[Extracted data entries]
= = =

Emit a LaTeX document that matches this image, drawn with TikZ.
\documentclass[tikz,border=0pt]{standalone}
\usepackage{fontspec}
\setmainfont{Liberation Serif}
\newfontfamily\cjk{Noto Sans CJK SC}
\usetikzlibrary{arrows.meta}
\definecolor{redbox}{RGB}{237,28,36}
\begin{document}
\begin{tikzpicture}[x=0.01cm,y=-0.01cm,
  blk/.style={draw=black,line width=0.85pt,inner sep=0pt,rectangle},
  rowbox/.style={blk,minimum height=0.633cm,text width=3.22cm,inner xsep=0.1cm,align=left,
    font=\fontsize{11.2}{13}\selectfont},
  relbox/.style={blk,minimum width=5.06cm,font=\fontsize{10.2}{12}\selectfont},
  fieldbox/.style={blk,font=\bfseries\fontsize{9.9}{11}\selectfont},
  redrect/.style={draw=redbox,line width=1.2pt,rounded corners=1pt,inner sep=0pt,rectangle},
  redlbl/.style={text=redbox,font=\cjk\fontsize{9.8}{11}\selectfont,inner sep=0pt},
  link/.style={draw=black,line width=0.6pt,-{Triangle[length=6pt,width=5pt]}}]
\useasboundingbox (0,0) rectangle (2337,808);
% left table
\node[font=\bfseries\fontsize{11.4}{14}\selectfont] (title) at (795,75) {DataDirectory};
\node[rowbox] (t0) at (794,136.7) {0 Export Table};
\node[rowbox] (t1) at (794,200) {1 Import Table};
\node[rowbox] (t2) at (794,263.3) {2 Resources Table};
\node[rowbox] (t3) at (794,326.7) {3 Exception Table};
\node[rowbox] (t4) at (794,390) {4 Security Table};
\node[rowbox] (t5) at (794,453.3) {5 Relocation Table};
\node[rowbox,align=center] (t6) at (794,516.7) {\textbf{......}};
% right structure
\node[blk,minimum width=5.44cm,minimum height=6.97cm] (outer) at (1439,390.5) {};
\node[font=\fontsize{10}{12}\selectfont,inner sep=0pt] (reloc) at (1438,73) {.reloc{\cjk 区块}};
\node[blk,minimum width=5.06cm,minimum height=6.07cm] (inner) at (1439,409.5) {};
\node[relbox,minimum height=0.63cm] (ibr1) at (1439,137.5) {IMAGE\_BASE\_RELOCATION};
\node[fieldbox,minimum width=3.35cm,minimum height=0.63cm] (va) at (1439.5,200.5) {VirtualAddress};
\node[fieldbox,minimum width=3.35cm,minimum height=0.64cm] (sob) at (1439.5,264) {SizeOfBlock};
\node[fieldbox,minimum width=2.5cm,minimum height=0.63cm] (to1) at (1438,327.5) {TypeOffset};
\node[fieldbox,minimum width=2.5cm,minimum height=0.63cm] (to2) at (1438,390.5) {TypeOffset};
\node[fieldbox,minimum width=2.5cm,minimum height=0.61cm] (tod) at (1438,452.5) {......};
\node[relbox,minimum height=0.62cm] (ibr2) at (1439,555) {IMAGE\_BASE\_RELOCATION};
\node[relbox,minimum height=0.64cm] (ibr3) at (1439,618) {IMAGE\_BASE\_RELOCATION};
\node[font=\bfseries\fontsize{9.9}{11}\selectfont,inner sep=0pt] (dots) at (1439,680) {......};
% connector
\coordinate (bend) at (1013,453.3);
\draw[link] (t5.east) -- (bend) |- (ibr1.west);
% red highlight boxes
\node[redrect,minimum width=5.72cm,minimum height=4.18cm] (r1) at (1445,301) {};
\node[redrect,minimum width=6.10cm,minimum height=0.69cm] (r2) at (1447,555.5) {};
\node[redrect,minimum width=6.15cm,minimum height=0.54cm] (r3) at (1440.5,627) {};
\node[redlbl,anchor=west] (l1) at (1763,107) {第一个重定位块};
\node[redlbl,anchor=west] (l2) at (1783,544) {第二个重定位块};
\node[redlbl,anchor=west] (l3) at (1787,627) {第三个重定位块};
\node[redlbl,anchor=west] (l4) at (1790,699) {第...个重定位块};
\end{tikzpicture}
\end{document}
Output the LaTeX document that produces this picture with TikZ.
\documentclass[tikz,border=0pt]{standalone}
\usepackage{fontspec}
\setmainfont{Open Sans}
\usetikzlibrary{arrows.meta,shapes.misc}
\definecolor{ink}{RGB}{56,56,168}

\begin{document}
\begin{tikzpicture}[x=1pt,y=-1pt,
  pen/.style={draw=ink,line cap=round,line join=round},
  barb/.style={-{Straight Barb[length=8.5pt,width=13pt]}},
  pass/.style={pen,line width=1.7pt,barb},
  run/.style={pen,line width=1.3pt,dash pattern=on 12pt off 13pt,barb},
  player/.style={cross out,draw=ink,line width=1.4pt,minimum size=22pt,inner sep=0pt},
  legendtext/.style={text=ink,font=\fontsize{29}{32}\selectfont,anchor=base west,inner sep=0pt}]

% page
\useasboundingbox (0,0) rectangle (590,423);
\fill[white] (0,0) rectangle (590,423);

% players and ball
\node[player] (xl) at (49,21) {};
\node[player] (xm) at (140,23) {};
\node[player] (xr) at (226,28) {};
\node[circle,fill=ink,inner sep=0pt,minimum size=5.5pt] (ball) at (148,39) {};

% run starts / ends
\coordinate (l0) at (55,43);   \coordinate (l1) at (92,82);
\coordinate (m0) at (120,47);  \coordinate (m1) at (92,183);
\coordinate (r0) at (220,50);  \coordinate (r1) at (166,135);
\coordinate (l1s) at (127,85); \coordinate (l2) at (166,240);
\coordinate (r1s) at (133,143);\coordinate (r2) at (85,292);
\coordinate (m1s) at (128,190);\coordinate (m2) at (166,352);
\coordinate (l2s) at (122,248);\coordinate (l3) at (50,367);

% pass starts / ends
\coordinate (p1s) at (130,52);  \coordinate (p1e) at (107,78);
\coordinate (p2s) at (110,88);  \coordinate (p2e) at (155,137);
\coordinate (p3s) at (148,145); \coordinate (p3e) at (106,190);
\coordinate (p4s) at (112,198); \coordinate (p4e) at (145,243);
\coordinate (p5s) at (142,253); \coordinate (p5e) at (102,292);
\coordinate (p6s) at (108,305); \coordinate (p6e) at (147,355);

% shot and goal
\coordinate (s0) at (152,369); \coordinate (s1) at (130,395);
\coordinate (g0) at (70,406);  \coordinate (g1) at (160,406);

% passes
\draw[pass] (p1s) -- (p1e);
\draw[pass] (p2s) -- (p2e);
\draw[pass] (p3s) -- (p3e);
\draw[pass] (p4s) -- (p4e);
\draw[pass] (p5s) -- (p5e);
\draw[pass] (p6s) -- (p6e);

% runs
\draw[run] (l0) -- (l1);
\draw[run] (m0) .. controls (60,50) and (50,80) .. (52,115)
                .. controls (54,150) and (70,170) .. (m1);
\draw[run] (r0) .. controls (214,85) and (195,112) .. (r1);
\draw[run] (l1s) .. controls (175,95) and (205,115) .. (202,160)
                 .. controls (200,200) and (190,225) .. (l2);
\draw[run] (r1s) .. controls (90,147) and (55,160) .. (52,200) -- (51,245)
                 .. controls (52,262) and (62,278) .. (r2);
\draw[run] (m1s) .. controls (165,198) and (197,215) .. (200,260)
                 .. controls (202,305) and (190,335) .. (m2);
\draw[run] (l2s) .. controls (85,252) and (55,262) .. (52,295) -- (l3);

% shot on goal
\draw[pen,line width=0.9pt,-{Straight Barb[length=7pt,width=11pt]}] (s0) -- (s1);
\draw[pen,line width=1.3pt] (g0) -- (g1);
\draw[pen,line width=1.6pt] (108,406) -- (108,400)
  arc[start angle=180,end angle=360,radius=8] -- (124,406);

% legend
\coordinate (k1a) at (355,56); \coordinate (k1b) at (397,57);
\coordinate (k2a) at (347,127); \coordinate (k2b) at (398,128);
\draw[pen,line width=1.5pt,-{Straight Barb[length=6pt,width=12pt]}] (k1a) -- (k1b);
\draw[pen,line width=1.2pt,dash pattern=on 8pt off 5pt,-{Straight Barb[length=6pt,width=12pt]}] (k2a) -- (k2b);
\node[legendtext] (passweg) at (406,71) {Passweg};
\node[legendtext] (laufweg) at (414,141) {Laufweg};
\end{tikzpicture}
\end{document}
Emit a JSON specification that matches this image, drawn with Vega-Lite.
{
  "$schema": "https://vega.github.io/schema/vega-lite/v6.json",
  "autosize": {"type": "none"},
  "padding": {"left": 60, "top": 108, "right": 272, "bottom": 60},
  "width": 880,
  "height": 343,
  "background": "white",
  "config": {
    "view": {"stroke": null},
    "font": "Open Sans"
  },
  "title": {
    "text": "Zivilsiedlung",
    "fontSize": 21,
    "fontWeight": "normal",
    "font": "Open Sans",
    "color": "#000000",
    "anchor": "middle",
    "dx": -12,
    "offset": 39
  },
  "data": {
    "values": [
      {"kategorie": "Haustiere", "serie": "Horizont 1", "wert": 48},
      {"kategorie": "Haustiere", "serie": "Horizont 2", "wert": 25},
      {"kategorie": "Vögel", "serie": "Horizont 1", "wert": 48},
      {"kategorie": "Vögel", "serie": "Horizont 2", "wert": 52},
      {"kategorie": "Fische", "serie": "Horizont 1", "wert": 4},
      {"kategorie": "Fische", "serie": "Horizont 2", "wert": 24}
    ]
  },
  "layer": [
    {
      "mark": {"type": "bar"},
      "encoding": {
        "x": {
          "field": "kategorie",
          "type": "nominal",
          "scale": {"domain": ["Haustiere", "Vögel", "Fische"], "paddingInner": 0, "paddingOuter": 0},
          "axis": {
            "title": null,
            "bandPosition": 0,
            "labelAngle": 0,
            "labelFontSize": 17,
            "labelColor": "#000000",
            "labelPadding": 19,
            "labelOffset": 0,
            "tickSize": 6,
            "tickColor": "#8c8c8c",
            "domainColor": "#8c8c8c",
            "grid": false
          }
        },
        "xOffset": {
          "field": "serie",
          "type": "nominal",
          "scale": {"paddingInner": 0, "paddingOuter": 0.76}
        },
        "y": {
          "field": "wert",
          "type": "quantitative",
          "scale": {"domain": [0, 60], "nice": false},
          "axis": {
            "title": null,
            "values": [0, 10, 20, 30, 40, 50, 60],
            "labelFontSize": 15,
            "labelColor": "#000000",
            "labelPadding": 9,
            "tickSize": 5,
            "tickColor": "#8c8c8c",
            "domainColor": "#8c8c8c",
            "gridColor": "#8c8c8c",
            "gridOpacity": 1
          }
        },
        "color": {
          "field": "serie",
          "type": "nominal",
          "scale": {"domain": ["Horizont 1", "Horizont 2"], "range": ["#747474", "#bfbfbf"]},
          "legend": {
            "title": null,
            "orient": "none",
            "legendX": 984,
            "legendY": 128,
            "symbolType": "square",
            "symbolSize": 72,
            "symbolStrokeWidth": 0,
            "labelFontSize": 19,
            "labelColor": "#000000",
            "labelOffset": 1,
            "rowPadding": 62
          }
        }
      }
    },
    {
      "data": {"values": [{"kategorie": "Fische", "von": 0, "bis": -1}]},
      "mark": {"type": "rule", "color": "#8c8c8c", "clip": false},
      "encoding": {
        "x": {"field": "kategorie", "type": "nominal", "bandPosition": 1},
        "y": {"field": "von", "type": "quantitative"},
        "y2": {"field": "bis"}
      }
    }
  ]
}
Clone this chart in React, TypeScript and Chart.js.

= = =

WORK TO BE COMPLETED -> Repeat exactly the lines from the one containing "Output the LaTeX" to the one containing "(p6e) at (147,355);", both lines included, and nothing else.

FINAL ANSWER ->
Output the LaTeX document that produces this picture with TikZ.
\documentclass[tikz,border=0pt]{standalone}
\usepackage{fontspec}
\setmainfont{Open Sans}
\usetikzlibrary{arrows.meta,shapes.misc}
\definecolor{ink}{RGB}{56,56,168}

\begin{document}
\begin{tikzpicture}[x=1pt,y=-1pt,
  pen/.style={draw=ink,line cap=round,line join=round},
  barb/.style={-{Straight Barb[length=8.5pt,width=13pt]}},
  pass/.style={pen,line width=1.7pt,barb},
  run/.style={pen,line width=1.3pt,dash pattern=on 12pt off 13pt,barb},
  player/.style={cross out,draw=ink,line width=1.4pt,minimum size=22pt,inner sep=0pt},
  legendtext/.style={text=ink,font=\fontsize{29}{32}\selectfont,anchor=base west,inner sep=0pt}]

% page
\useasboundingbox (0,0) rectangle (590,423);
\fill[white] (0,0) rectangle (590,423);

% players and ball
\node[player] (xl) at (49,21) {};
\node[player] (xm) at (140,23) {};
\node[player] (xr) at (226,28) {};
\node[circle,fill=ink,inner sep=0pt,minimum size=5.5pt] (ball) at (148,39) {};

% run starts / ends
\coordinate (l0) at (55,43);   \coordinate (l1) at (92,82);
\coordinate (m0) at (120,47);  \coordinate (m1) at (92,183);
\coordinate (r0) at (220,50);  \coordinate (r1) at (166,135);
\coordinate (l1s) at (127,85); \coordinate (l2) at (166,240);
\coordinate (r1s) at (133,143);\coordinate (r2) at (85,292);
\coordinate (m1s) at (128,190);\coordinate (m2) at (166,352);
\coordinate (l2s) at (122,248);\coordinate (l3) at (50,367);

% pass starts / ends
\coordinate (p1s) at (130,52);  \coordinate (p1e) at (107,78);
\coordinate (p2s) at (110,88);  \coordinate (p2e) at (155,137);
\coordinate (p3s) at (148,145); \coordinate (p3e) at (106,190);
\coordinate (p4s) at (112,198); \coordinate (p4e) at (145,243);
\coordinate (p5s) at (142,253); \coordinate (p5e) at (102,292);
\coordinate (p6s) at (108,305); \coordinate (p6e) at (147,355);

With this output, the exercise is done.